» **OBJECTIVE**
Pictures stay out of the copy; set down each line of the listing below exactly.

» **DATA SECTION**

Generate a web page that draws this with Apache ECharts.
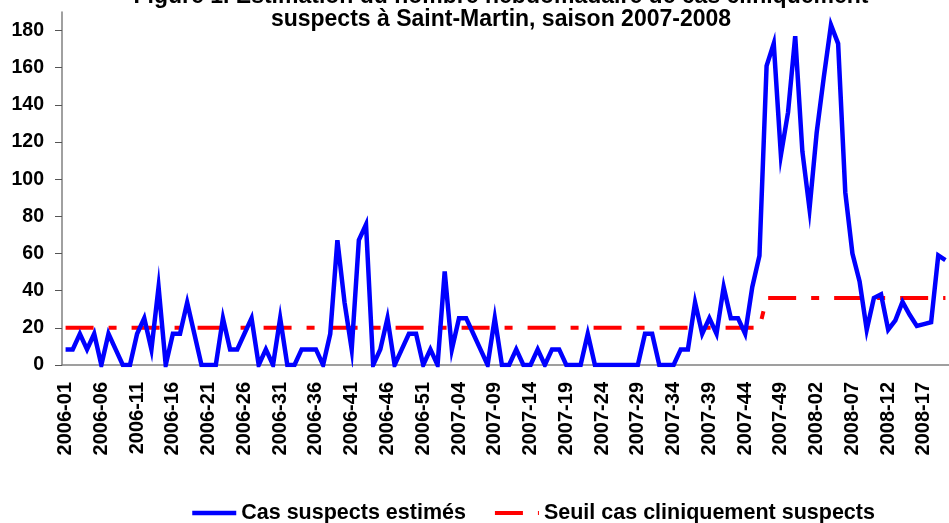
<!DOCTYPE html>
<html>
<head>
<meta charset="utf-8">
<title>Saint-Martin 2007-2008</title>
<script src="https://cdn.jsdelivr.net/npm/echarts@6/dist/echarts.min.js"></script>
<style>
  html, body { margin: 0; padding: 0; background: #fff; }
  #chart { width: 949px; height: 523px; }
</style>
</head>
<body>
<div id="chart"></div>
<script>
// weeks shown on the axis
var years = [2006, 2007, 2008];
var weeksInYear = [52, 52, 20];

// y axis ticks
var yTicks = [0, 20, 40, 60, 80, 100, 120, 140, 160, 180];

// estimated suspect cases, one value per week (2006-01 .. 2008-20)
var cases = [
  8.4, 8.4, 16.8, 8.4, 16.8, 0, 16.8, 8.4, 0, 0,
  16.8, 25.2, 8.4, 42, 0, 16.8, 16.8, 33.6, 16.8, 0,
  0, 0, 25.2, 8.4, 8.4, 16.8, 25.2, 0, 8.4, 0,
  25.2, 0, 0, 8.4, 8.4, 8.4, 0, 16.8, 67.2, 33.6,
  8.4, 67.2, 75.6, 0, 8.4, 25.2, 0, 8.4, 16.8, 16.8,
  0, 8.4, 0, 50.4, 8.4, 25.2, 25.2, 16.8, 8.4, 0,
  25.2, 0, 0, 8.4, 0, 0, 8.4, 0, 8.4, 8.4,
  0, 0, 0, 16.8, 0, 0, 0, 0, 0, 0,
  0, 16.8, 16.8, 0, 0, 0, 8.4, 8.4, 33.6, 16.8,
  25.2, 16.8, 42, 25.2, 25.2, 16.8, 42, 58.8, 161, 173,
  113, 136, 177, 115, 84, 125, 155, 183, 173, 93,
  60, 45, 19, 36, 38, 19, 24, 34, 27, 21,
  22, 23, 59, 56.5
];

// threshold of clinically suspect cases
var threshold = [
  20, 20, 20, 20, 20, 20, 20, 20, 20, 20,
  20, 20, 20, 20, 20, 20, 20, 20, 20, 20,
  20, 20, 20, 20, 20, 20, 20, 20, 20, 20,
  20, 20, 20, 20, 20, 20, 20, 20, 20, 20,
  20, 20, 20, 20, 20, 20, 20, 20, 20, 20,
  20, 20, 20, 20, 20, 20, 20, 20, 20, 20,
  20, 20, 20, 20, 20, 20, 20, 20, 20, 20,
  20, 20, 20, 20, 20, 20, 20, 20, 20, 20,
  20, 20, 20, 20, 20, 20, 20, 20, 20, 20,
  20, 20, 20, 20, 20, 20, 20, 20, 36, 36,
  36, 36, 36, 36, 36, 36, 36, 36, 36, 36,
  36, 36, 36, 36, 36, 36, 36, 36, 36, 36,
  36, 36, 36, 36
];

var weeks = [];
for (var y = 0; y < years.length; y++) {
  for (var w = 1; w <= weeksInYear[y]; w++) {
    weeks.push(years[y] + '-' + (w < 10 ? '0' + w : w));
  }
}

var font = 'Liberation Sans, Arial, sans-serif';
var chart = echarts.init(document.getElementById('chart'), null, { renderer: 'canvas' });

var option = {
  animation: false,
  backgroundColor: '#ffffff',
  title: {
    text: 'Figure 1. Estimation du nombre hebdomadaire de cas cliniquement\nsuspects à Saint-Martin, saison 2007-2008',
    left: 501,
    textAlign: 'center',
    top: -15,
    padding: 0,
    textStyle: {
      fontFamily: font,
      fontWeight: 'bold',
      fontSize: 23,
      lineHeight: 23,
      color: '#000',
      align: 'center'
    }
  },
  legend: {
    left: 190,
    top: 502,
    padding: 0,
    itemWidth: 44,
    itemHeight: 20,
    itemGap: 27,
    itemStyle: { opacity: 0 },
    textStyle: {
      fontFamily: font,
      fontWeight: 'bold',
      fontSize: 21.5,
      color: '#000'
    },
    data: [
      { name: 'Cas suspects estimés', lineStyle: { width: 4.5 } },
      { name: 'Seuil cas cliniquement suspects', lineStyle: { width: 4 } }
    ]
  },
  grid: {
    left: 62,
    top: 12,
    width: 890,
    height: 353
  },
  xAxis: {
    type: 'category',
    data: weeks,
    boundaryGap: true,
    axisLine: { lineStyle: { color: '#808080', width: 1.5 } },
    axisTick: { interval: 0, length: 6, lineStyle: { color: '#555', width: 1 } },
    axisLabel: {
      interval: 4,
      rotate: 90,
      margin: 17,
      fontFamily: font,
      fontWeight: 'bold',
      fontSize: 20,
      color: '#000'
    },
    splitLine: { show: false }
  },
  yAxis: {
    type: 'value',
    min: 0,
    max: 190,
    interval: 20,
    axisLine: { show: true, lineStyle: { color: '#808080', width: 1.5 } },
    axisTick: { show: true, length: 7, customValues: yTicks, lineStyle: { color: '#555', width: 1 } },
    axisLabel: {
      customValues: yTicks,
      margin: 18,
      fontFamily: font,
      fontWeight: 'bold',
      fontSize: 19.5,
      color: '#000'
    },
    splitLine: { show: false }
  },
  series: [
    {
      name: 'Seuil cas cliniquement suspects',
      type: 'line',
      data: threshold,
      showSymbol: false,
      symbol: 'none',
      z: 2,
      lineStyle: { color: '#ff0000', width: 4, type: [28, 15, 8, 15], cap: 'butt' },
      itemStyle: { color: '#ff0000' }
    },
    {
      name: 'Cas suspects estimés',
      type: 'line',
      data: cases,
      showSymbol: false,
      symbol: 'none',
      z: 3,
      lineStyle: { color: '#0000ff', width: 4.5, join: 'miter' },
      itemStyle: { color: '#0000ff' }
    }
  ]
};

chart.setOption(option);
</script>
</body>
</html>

» **ANSWER TO THIS TASK**
Generate a web page that draws this with Apache ECharts.
<!DOCTYPE html>
<html>
<head>
<meta charset="utf-8">
<title>Saint-Martin 2007-2008</title>
<script src="https://cdn.jsdelivr.net/npm/echarts@6/dist/echarts.min.js"></script>
<style>
  html, body { margin: 0; padding: 0; background: #fff; }
  #chart { width: 949px; height: 523px; }
</style>
</head>
<body>
<div id="chart"></div>
<script>
// weeks shown on the axis
var years = [2006, 2007, 2008];
var weeksInYear = [52, 52, 20];

// y axis ticks
var yTicks = [0, 20, 40, 60, 80, 100, 120, 140, 160, 180];

// estimated suspect cases, one value per week (2006-01 .. 2008-20)
var cases = [
  8.4, 8.4, 16.8, 8.4, 16.8, 0, 16.8, 8.4, 0, 0,
  16.8, 25.2, 8.4, 42, 0, 16.8, 16.8, 33.6, 16.8, 0,
  0, 0, 25.2, 8.4, 8.4, 16.8, 25.2, 0, 8.4, 0,
  25.2, 0, 0, 8.4, 8.4, 8.4, 0, 16.8, 67.2, 33.6,
  8.4, 67.2, 75.6, 0, 8.4, 25.2, 0, 8.4, 16.8, 16.8,
  0, 8.4, 0, 50.4, 8.4, 25.2, 25.2, 16.8, 8.4, 0,
  25.2, 0, 0, 8.4, 0, 0, 8.4, 0, 8.4, 8.4,
  0, 0, 0, 16.8, 0, 0, 0, 0, 0, 0,
  0, 16.8, 16.8, 0, 0, 0, 8.4, 8.4, 33.6, 16.8,
  25.2, 16.8, 42, 25.2, 25.2, 16.8, 42, 58.8, 161, 173,
  113, 136, 177, 115, 84, 125, 155, 183, 173, 93,
  60, 45, 19, 36, 38, 19, 24, 34, 27, 21,
  22, 23, 59, 56.5
];

// threshold of clinically suspect cases
var threshold = [
  20, 20, 20, 20, 20, 20, 20, 20, 20, 20,
  20, 20, 20, 20, 20, 20, 20, 20, 20, 20,
  20, 20, 20, 20, 20, 20, 20, 20, 20, 20,
  20, 20, 20, 20, 20, 20, 20, 20, 20, 20,
  20, 20, 20, 20, 20, 20, 20, 20, 20, 20,
  20, 20, 20, 20, 20, 20, 20, 20, 20, 20,
  20, 20, 20, 20, 20, 20, 20, 20, 20, 20,
  20, 20, 20, 20, 20, 20, 20, 20, 20, 20,
  20, 20, 20, 20, 20, 20, 20, 20, 20, 20,
  20, 20, 20, 20, 20, 20, 20, 20, 36, 36,
  36, 36, 36, 36, 36, 36, 36, 36, 36, 36,
  36, 36, 36, 36, 36, 36, 36, 36, 36, 36,
  36, 36, 36, 36
];

var weeks = [];
for (var y = 0; y < years.length; y++) {
  for (var w = 1; w <= weeksInYear[y]; w++) {
    weeks.push(years[y] + '-' + (w < 10 ? '0' + w : w));
  }
}

var font = 'Liberation Sans, Arial, sans-serif';
var chart = echarts.init(document.getElementById('chart'), null, { renderer: 'canvas' });

var option = {
  animation: false,
  backgroundColor: '#ffffff',
  title: {
    text: 'Figure 1. Estimation du nombre hebdomadaire de cas cliniquement\nsuspects à Saint-Martin, saison 2007-2008',
    left: 501,
    textAlign: 'center',
    top: -15,
    padding: 0,
    textStyle: {
      fontFamily: font,
      fontWeight: 'bold',
      fontSize: 23,
      lineHeight: 23,
      color: '#000',
      align: 'center'
    }
  },
  legend: {
    left: 190,
    top: 502,
    padding: 0,
    itemWidth: 44,
    itemHeight: 20,
    itemGap: 27,
    itemStyle: { opacity: 0 },
    textStyle: {
      fontFamily: font,
      fontWeight: 'bold',
      fontSize: 21.5,
      color: '#000'
    },
    data: [
      { name: 'Cas suspects estimés', lineStyle: { width: 4.5 } },
      { name: 'Seuil cas cliniquement suspects', lineStyle: { width: 4 } }
    ]
  },
  grid: {
    left: 62,
    top: 12,
    width: 890,
    height: 353
  },
  xAxis: {
    type: 'category',
    data: weeks,
    boundaryGap: true,
    axisLine: { lineStyle: { color: '#808080', width: 1.5 } },
    axisTick: { interval: 0, length: 6, lineStyle: { color: '#555', width: 1 } },
    axisLabel: {
      interval: 4,
      rotate: 90,
      margin: 17,
      fontFamily: font,
      fontWeight: 'bold',
      fontSize: 20,
      color: '#000'
    },
    splitLine: { show: false }
  },
  yAxis: {
    type: 'value',
    min: 0,
    max: 190,
    interval: 20,
    axisLine: { show: true, lineStyle: { color: '#808080', width: 1.5 } },
    axisTick: { show: true, length: 7, customValues: yTicks, lineStyle: { color: '#555', width: 1 } },
    axisLabel: {
      customValues: yTicks,
      margin: 18,
      fontFamily: font,
      fontWeight: 'bold',
      fontSize: 19.5,
      color: '#000'
    },
    splitLine: { show: false }
  },
  series: [
    {
      name: 'Seuil cas cliniquement suspects',
      type: 'line',
      data: threshold,
      showSymbol: false,
      symbol: 'none',
      z: 2,
      lineStyle: { color: '#ff0000', width: 4, type: [28, 15, 8, 15], cap: 'butt' },
      itemStyle: { color: '#ff0000' }
    },
    {
      name: 'Cas suspects estimés',
      type: 'line',
      data: cases,
      showSymbol: false,
      symbol: 'none',
      z: 3,
      lineStyle: { color: '#0000ff', width: 4.5, join: 'miter' },
      itemStyle: { color: '#0000ff' }
    }
  ]
};

chart.setOption(option);
</script>
</body>
</html>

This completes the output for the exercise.